Wednesday, 24 October 2007

Fruit Flies Like Bananas

There were nine days between my last two previous posts. That is so depressing. Having said that when I worked at *n*lysys, every week felt like a month, so something has changed (for the better). I made a list of blog posts I want to write. There were eleven that I could think of off the top of my head of which I have now posted  one, so ten to go (actually make that eleven or perhaps twelve, I want to do at least one post on L-systems and the nature of beauty). But what with finishing off 11SSAL, thinking about the short stories I want to write (and my next novel(s)), general wilfing and procrastination, all the other stuff going on, I have no idea when I am going to get the time to organise my time properly, much less do all the blogging I need to do.

Safe as Houses

The IMF recently reported that the UK housing market was ~40% overpriced. I bought my first property, a one bedroom flat in Stanley Road in Woking (that Stanley Road, although it had changed somewhat since Paul Weller lived there) in December 1996. At that time, I earned £17,157/year as a Higher Scientific Officer in the Fluid Acoustics Research Team of the Structural Materials Centre of the Defence Evaluation and Research Agency of the Ministry of Defence. According to measuringworth.com, £17,157 in 1996 corresponded in 2006 to

£22,258.32 using the retail price index
£21,912.25 using the GDP deflator
£26,054.75 using average earnings
£27,864.28 using per capita GDP
£28,999.18 using the GDP

Average earnings is probably the most appropriate criterion to use, so my analogue at Qinetiq today is probably earning something like £26,055/year. The price of my flat was £63,950 - 3x mortgage plus deposit ~3.7x my salary. That suggests that a fair price for a one bedroom flat in Woking in 2007 ought to be ~£100k. But I sold my flat in Woking in 2003 for £155k. I have no idea what it is worth now. My flat in Brentford cost £199,950. That's a ~30% premium on London, which seems about right. So a fair price for a one bedroom flat in Brentford might be ~£130k or ~35% less than the current value of my flat (prices in Holland Gardens have not gone up significantly since 2003). It would seem that the IMF might not be so far off.

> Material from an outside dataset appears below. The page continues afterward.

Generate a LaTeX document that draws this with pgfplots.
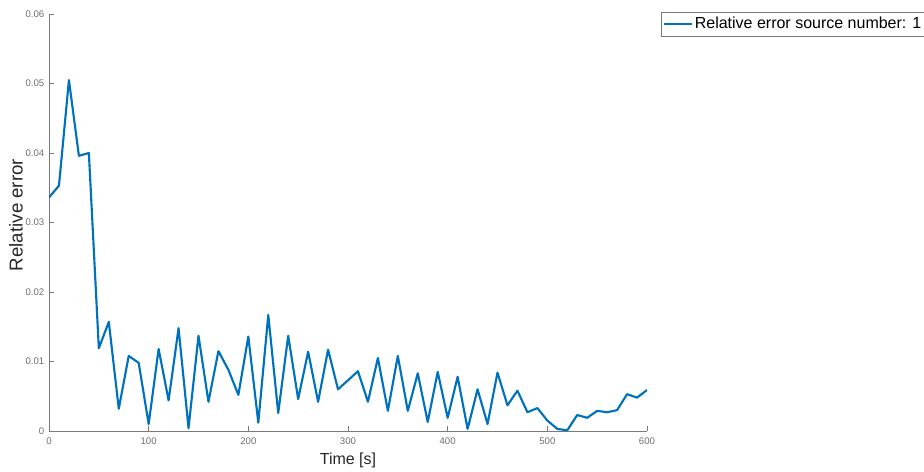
\documentclass[border=0pt]{standalone}
\usepackage{fontspec}
\setmainfont{Liberation Sans}
\usepackage{pgfplots}
\pgfplotsset{compat=1.18}
\definecolor{mblue}{HTML}{0072BD}
\definecolor{axgray}{HTML}{7A7A7A}
\definecolor{labgray}{HTML}{262626}
\begin{document}
\begin{tikzpicture}
\path[use as bounding box] (0,0) rectangle (693pt,353.25pt);
\begin{axis}[
  at={(36.75pt,30pt)}, anchor=south west,
  scale only axis, width=448.5pt, height=312.75pt,
  xmin=0, xmax=600, ymin=0, ymax=0.06,
  axis x line*=bottom, axis y line*=left,
  axis line style={-, axgray, line width=0.6pt},
  tick align=inside,
  major tick length=4pt,
  tick style={axgray, line width=0.6pt},
  xtick={0,100,200,300,400,500,600},
  ytick={0,0.01,0.02,0.03,0.04,0.05,0.06},
  yticklabels={0,0.01,0.02,0.03,0.04,0.05,0.06},
  scaled y ticks=false,
  /pgf/number format/assume math mode=true,
  ticklabel style={font=\fontsize{7.2}{8}\selectfont, text=axgray!90!black},
  xticklabel style={anchor=center, yshift=-7.5pt},
  xlabel={Time [s]},
  ylabel={Relative error},
  xlabel style={font=\fontsize{12}{14}\selectfont, text=labgray, at={(axis description cs:0.5,-0.0695)}, anchor=center},
  ylabel style={font=\fontsize{14}{16}\selectfont, text=labgray, at={(axis description cs:-0.0552,0.518)}, anchor=center, rotate=0},
  legend style={at={(1.0234,1.0048)}, anchor=north west, draw=axgray, line width=0.5pt, fill=white,
    font=\fontsize{12}{14}\selectfont, inner xsep=1.5pt, inner ysep=1.5pt,
    nodes={inner xsep=1pt, inner ysep=2.3pt}},
  legend cell align=left,
  legend image code/.code={\draw[#1] (0pt,0pt) -- (21pt,0pt);},
  clip=true,
]
\addplot[mblue, line width=1.6pt, line join=round] coordinates {
(0,0.0336) (10,0.0353) (20,0.0505) (30,0.0396) (40,0.0400)
(50,0.0119) (60,0.0157) (70,0.0032) (80,0.0108) (90,0.0098)
(100,0.0010) (110,0.0118) (120,0.0044) (130,0.0148) (140,0.0004)
(150,0.0137) (160,0.0042) (170,0.0115) (180,0.0088) (190,0.0052)
(200,0.0136) (210,0.0012) (220,0.0167) (230,0.0026) (240,0.0137)
(250,0.0046) (260,0.0114) (270,0.0042) (280,0.0117) (290,0.0060)
(300,0.0073) (310,0.0086) (320,0.0042) (330,0.0105) (340,0.0029)
(350,0.0108) (360,0.0029) (370,0.0083) (380,0.0013) (390,0.0085)
(400,0.0019) (410,0.0078) (420,0.0003) (430,0.0060) (440,0.0010)
(450,0.0084) (460,0.0037) (470,0.0058) (480,0.0027) (490,0.0033)
(500,0.0015) (510,0.0003) (520,0.0001) (530,0.0023) (540,0.0019)
(550,0.0029) (560,0.0027) (570,0.0030) (580,0.0053) (590,0.0048)
(600,0.0059)
};
\addlegendentry{Relative error source number: 1}
\end{axis}
\end{tikzpicture}
\end{document}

Of course, we can caveat this to hell. We only have two data, non-independent, data points, both for the South East of England and therefore not necessarily typical of the country as a whole. 1996 was close to the bottom of the early-mid 1990s recession. Interest rates are probably still lower now than in 1996. Low inflation over the past decade means than people might be more easily able to afford higher multiple mortgages. We might argue that there is no particular reason why we should expect my Qinetiq analogue to be able to buy a one bedroom flat near the station in Woking. He could buy a studio flat in Aldershot or learn some social skills, meet a partner and buy a flat with them.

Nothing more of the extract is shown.